Major parties need to embrace trees

Forest owners are welcoming NZ First and United Future policies which call for an increase in government-funded tree planting schemes.

In NZ First’s environment policy announced on Sunday, party leader Winston Peters proposed planting an extra 10 million native and exotic trees each year for the next ten years – “as a minimum”.

“Mr Peters is of course reinforcing a message that we have made on numerous occasions and we welcome this type of approach from any quarter,” said Forest Owners Association chief executive David Rhodes.

Mr Peters said young growing trees would do most for the environment, and would help reduce the $500 million greenhouse gas bill which taxpayers would otherwise be footing for the government’s Kyoto policies.
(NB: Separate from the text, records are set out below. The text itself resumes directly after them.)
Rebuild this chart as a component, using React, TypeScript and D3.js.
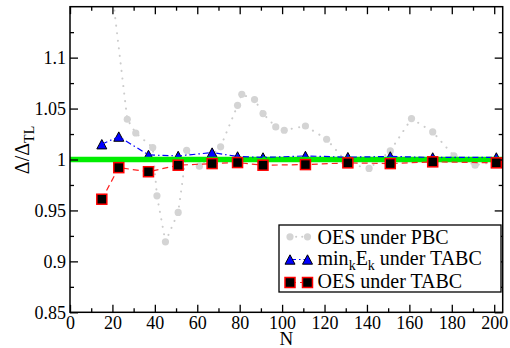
import { useEffect, useRef } from 'react';
import * as d3 from 'd3';

// N values of the TABC runs and the two TABC curves
const nTabc = [15, 23, 37, 51, 67, 79, 91, 111, 131, 151, 171, 201];
const minEkTabc = [1.015, 1.0225, 1.0045, 1.0035, 1.0068, 1.003, 1.002, 1.0035, 1.0023, 1.003, 1.002, 1.002];
const oesTabc = [0.961, 0.992, 0.988, 0.9944, 0.996, 0.997, 0.9944, 0.995, 0.9967, 0.996, 0.9977, 0.9967];

// PBC curve (first point lies above the frame)
const nPbc = [15, 27, 31, 39, 41, 45, 51, 55, 61, 71, 79, 81, 87, 91, 97, 101, 111, 121, 131, 141, 151, 161, 171, 181, 191, 201];
const oesPbc = [1.25, 1.0395, 1.026, 1.0118, 0.9643, 0.9192, 0.948, 1.0091, 0.9934, 1.0124, 1.0532, 1.064, 1.0588, 1.0451, 1.032, 1.0287, 1.0329, 1.0199, 0.996, 0.9912, 1.0084, 1.0402, 1.0271, 1.0035, 0.9944, 0.998];

const xMajorTicks = [0, 20, 40, 60, 80, 100, 120, 140, 160, 180, 200];
const xMinorTicks = [10, 30, 50, 70, 90, 110, 130, 150, 170, 190];
const yMajorTicks = [0.85, 0.9, 0.95, 1, 1.05, 1.1];
const yMinorTicks = [0.875, 0.925, 0.975, 1.025, 1.075, 1.125];
const yTickLabels = ['0.85', '0.9', '0.95', '1', '1.05', '1.1'];

const FONT = 'Liberation Serif, Times New Roman, serif';

export default function App() {
  const svgRef = useRef<SVGSVGElement>(null);

  useEffect(() => {
    if (!svgRef.current) return;
    const svg = d3.select(svgRef.current);
    svg.selectAll('*').remove();

    const left = 70, right = 502.7, top = 6.7, bottom = 312.3;
    const x = d3.scaleLinear().domain([0, 204]).range([left, right]);
    const y = d3.scaleLinear().domain([0.85, 1.15]).range([bottom, top]);

    svg.append('defs').append('clipPath').attr('id', 'plotclip')
      .append('rect')
      .attr('x', left).attr('y', top)
      .attr('width', right - left).attr('height', bottom - top);

    const plot = svg.append('g').attr('clip-path', 'url(#plotclip)');

    // OES under PBC: grey dotted line + circles
    const pbc = nPbc.map((n, i) => [n, oesPbc[i]] as [number, number]);
    const line = d3.line<[number, number]>().x((d) => x(d[0])).y((d) => y(d[1]));
    plot.append('path')
      .attr('d', line(pbc))
      .attr('fill', 'none')
      .attr('stroke', '#cccccc')
      .attr('stroke-width', 2)
      .attr('stroke-linecap', 'round')
      .attr('stroke-dasharray', '0.1,7.5');
    plot.selectAll('.pbc')
      .data(pbc)
      .enter()
      .append('circle')
      .attr('cx', (d) => x(d[0]))
      .attr('cy', (d) => y(d[1]))
      .attr('r', 3.6)
      .attr('fill', '#d4d4d4');

    // triangles (min_k E_k under TABC)
    const tri = nTabc.map((n, i) => [n, minEkTabc[i]] as [number, number]);
    const triPath = (cx: number, cy: number) =>
      `M${cx},${cy - 4.7}L${cx + 5},${cy + 4.7}L${cx - 5},${cy + 4.7}Z`;
    plot.selectAll('.tri')
      .data(tri)
      .enter()
      .append('path')
      .attr('d', (d) => triPath(x(d[0]), y(d[1])))
      .attr('fill', '#0000ff')
      .attr('stroke', '#000')
      .attr('stroke-width', 1);

    // reference line at 1
    plot.append('line')
      .attr('x1', left).attr('x2', right)
      .attr('y1', y(1)).attr('y2', y(1))
      .attr('stroke', '#00ee00')
      .attr('stroke-width', 5.5);

    plot.append('path')
      .attr('d', line(tri))
      .attr('fill', 'none')
      .attr('stroke', '#0000ff')
      .attr('stroke-width', 1.2)
      .attr('stroke-dasharray', '6,3,1.5,3');

    // squares (OES under TABC)
    const sq = nTabc.map((n, i) => [n, oesTabc[i]] as [number, number]);
    plot.append('path')
      .attr('d', line(sq))
      .attr('fill', 'none')
      .attr('stroke', '#ff2020')
      .attr('stroke-width', 1.2)
      .attr('stroke-dasharray', '6,4');
    plot.selectAll('.sq')
      .data(sq)
      .enter()
      .append('rect')
      .attr('x', (d) => x(d[0]) - 5)
      .attr('y', (d) => y(d[1]) - 5)
      .attr('width', 10)
      .attr('height', 10)
      .attr('fill', '#000')
      .attr('stroke', '#ff0000')
      .attr('stroke-width', 1.5);

    // axes, ticks pointing inward
    const styleAxis = (g: d3.Selection<SVGGElement, unknown, null, undefined>) => {
      g.attr('font-family', FONT).attr('font-size', 18);
      g.select('.domain').remove();
      g.selectAll('line').attr('stroke', '#000').attr('stroke-width', 1.3);
      g.selectAll('text')
        .attr('fill', '#000')
        .attr('font-family', FONT)
        .attr('font-size', 18);
    };

    svg.append('g')
      .attr('transform', `translate(0,${bottom})`)
      .call(d3.axisBottom(x).tickValues(xMajorTicks).tickSize(-7.5).tickPadding(3.5).tickFormat(d3.format('d')))
      .call(styleAxis);
    svg.append('g')
      .attr('transform', `translate(0,${bottom})`)
      .call(d3.axisBottom(x).tickValues(xMinorTicks).tickSize(-4).tickFormat(() => ''))
      .call(styleAxis);
    svg.append('g')
      .attr('transform', `translate(0,${top})`)
      .call(d3.axisTop(x).tickValues(xMajorTicks).tickSize(-7.5).tickFormat(() => ''))
      .call(styleAxis);
    svg.append('g')
      .attr('transform', `translate(0,${top})`)
      .call(d3.axisTop(x).tickValues(xMinorTicks).tickSize(-4).tickFormat(() => ''))
      .call(styleAxis);

    svg.append('g')
      .attr('transform', `translate(${left},0)`)
      .call(d3.axisLeft(y).tickValues(yMajorTicks).tickSize(-8).tickPadding(4)
        .tickFormat((d, i) => yTickLabels[i]))
      .call(styleAxis);
    svg.append('g')
      .attr('transform', `translate(${left},0)`)
      .call(d3.axisLeft(y).tickValues(yMinorTicks).tickSize(-4).tickFormat(() => ''))
      .call(styleAxis);
    svg.append('g')
      .attr('transform', `translate(${right},0)`)
      .call(d3.axisRight(y).tickValues(yMajorTicks).tickSize(-8).tickFormat(() => ''))
      .call(styleAxis);
    svg.append('g')
      .attr('transform', `translate(${right},0)`)
      .call(d3.axisRight(y).tickValues(yMinorTicks).tickSize(-4).tickFormat(() => ''))
      .call(styleAxis);

    svg.append('rect')
      .attr('x', left).attr('y', top)
      .attr('width', right - left).attr('height', bottom - top)
      .attr('fill', 'none')
      .attr('stroke', '#000')
      .attr('stroke-width', 1.5);

    // axis titles
    svg.append('text')
      .attr('x', (left + right) / 2)
      .attr('y', 345)
      .attr('text-anchor', 'middle')
      .attr('font-family', FONT)
      .attr('font-size', 19)
      .text('N');

    const yl = svg.append('text')
      .attr('transform', 'translate(29,150) rotate(-90)')
      .attr('text-anchor', 'middle')
      .attr('font-family', FONT)
      .attr('font-size', 20);
    yl.append('tspan').text('Δ/Δ');
    yl.append('tspan').attr('dy', 5).attr('font-size', 14).text('TL');

    // legend
    const lg = svg.append('g');
    lg.append('rect')
      .attr('x', 279).attr('y', 225)
      .attr('width', 222).attr('height', 67)
      .attr('fill', '#fff')
      .attr('stroke', '#000')
      .attr('stroke-width', 1.3);

    const lx1 = 290, lx2 = 307.5, tx = 317.5;
    const rows = [236.8, 259.5, 282.5];

    lg.append('line').attr('x1', lx1).attr('x2', lx2).attr('y1', rows[0]).attr('y2', rows[0])
      .attr('stroke', '#cccccc').attr('stroke-width', 2).attr('stroke-dasharray', '0.1,6').attr('stroke-linecap', 'round');
    [lx1, lx2].forEach((cx) => lg.append('circle').attr('cx', cx).attr('cy', rows[0]).attr('r', 3.6).attr('fill', '#d4d4d4'));

    lg.append('line').attr('x1', lx1).attr('x2', lx2).attr('y1', rows[1]).attr('y2', rows[1])
      .attr('stroke', '#0000ff').attr('stroke-width', 1.2).attr('stroke-dasharray', '6,3,1.5,3');
    [lx1, lx2].forEach((cx) => lg.append('path').attr('d', triPath(cx, rows[1])).attr('fill', '#0000ff').attr('stroke', '#000').attr('stroke-width', 1));

    lg.append('line').attr('x1', lx1).attr('x2', lx2).attr('y1', rows[2]).attr('y2', rows[2])
      .attr('stroke', '#ff2020').attr('stroke-width', 1.2).attr('stroke-dasharray', '6,4');
    [lx1, lx2].forEach((cx) => lg.append('rect').attr('x', cx - 5).attr('y', rows[2] - 5).attr('width', 10).attr('height', 10)
      .attr('fill', '#000').attr('stroke', '#ff0000').attr('stroke-width', 1.5));

    const legendText = (yy: number) => lg.append('text')
      .attr('x', tx).attr('y', yy)
      .attr('font-family', FONT)
      .attr('font-size', 20);
    legendText(243.5).text('OES under PBC');
    const t2 = legendText(265);
    t2.append('tspan').text('min');
    t2.append('tspan').attr('dy', 5).attr('font-size', 14).text('k');
    t2.append('tspan').attr('dy', -5).text('E');
    t2.append('tspan').attr('dy', 5).attr('font-size', 14).text('k');
    t2.append('tspan').attr('dy', -5).text(' under TABC');
    legendText(288).text('OES under TABC');
  }, []);

  return (
    <svg
      ref={svgRef}
      width={510}
      height={348}
      style={{ position: 'absolute', left: 0, top: 0, background: '#fff' }}
    />
  );
}
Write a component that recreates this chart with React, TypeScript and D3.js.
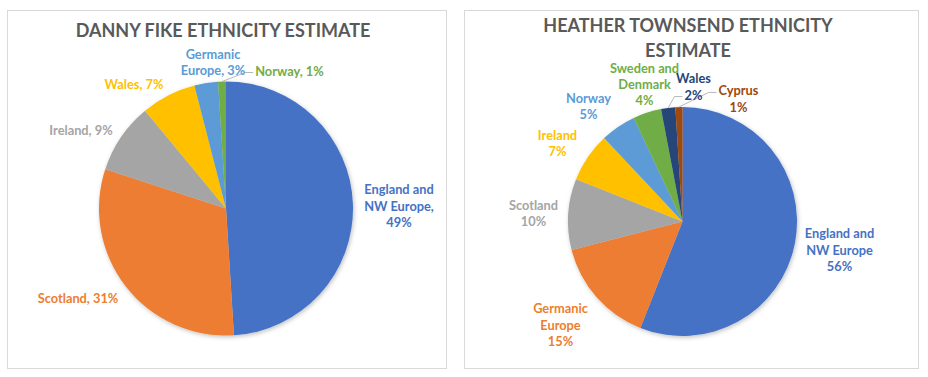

United Future environment spokesperson Larry Baldock last month said the government should embark on “a massive programme of tree planting to soak up carbon dioxide”.

Mr Rhodes says forest owners are keen to also see from the major parties policies which recognise that forestry offers substantial environmental and social benefits to New Zealand.

In recent years, as result of poor log prices and improved returns from alternative land uses, new forest planting rates have dropped away significantly. This year it is doubtful whether 10,000 new hectares will be planted.

“The figure of 10 million more trees that NZ First proposes is enough to plant about 13,000 hectares, so it is a step in the right direction, although around 60,000 hectares of new forest would be needed to completely satisfy the country’s greenhouse gas targets.

“But what the industry also needs is a market-based mechanism which reflects the value to society of the carbon locked up in private forests. Until this happens, forestry will continue to effectively subsidise those land uses which are net emitters.”

Farm Forestry Association president Nick Seymour also sees these initiatives by NZ First and United Future as positive.

“This recognises the contribution to climate change although there are, of course, a range of other environmental benefits that tree planting will deliver,” he said.

National has yet to announce its forestry policy for the 2005 election.